Write a software filter to debounce transitions.

> I try to stay away from any kind of switches as that is what confuse the
> people that install it.

Ok, no jumpers.

> I've tinkered a bit with electronic workbench and came up with this:
> As I want to use a 12C508 the pins already give me part of the solution. I
> can use the Shmidt Trigger (sp) and do this:
>               0 +5V
>               |
>               >
>               < 10K
>               >
>         2K    |     ||20nF
> 0------VVVV---0-----||----0 PIC Pin
>               |     ||
>               >
>               < 10K
>               >
>               |
>              ---
>               - 0V

This won't work. It makes pulses that are 1/2 Vcc 'tall' due to clamping
in the PIC input, AND the PIC input is d.c. floating meanwhile.

Now, my second proposal:

           R1               R2
           2K               220R
Input O---/\/\/\---*---*---/\/\/\---O PIC pin
                   |   |
                 K -   - C1
                   A   -
                 A -   |
                   |   |
                  === ===
                 Z5V1  0.01 uF

For every measuring cycle, you do the following:

1. Test the state on the PIC pin and store it as S0
2. Turn the pin to output, and output ~S0 for T = 3 * R2 * C1
3. Turn the pin to input, and start a counter.
If after T = 3 * R1 * C1 the input is still ~S0: fail, switch not
connected or open collector (?)
If the pin returns to S0 (i.e. != ~S0) after a period shorter than this,
then the state to be read is S0.

Now, to detect changes only, for each measurement, have a 'last state'
register, and a 'new states' register.

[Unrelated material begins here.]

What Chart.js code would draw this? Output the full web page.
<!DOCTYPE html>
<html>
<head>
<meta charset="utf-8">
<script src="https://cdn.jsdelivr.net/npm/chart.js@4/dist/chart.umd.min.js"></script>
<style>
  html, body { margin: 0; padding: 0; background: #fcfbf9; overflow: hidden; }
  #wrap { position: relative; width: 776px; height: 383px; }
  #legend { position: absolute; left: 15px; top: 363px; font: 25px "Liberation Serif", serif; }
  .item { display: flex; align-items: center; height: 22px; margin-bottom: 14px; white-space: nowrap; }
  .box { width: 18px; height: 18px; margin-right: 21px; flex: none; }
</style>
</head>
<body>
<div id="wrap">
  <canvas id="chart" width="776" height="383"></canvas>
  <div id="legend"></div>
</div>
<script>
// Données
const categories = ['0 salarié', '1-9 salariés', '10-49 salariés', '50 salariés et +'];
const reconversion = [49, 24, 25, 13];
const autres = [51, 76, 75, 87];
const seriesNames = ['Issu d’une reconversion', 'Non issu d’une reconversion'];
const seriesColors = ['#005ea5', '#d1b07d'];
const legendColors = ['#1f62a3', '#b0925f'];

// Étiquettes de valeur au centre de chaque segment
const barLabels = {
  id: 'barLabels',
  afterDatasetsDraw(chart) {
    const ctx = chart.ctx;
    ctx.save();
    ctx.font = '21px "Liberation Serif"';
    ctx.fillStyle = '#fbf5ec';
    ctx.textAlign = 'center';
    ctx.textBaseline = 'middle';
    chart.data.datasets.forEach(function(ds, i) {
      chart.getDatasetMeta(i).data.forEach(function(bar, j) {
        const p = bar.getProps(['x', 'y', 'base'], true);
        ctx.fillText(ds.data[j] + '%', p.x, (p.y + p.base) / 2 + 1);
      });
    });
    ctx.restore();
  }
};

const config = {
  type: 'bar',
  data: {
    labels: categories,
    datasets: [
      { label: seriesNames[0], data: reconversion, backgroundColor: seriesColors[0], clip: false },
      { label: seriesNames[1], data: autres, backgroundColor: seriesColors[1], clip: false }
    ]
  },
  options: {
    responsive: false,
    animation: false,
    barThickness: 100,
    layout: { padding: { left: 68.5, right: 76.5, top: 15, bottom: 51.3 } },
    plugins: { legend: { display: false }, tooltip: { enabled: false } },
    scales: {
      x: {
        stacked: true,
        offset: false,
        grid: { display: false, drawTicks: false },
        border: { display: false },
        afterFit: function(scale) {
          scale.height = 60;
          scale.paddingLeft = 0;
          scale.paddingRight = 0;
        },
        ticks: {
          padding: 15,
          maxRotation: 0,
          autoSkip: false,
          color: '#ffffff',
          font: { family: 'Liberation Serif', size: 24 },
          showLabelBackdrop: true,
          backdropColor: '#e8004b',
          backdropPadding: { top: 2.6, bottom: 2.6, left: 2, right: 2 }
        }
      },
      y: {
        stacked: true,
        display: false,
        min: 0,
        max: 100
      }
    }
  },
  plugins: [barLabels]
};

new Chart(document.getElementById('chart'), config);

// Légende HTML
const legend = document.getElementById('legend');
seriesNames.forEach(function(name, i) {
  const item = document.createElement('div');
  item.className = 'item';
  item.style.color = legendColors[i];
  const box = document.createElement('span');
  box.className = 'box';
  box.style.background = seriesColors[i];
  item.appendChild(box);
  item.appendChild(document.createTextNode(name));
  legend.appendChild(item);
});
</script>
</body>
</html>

After running the subroutine
described above, XOR the byte containing S0 (if it succeeded) with OS0
(where OS0 is the stored 'old' state). This will set the corresponding bit
IFF there was a change. Store S0 in OS0 for the next pass. For 2 or more
bits to sense on a chip, run the #1 subroutine for each bit, then run the
XOR. Its result may serve to trigger a network transmission etc (only if
the result of the XOR is not all 0s).

Bonuses: The input switch is debounced free of charge, and the PIC input
protected from transients. There is a switch failure detection, that will
also detect a very noisy switch as a failure sometimes, and will also
detect open collector or momentary switches as failures - it's up to you
;)

Assumptions: The circuit assumes that the source can supply or sink
current at least sometimes ;) and that it is relatively slow changing.

Peter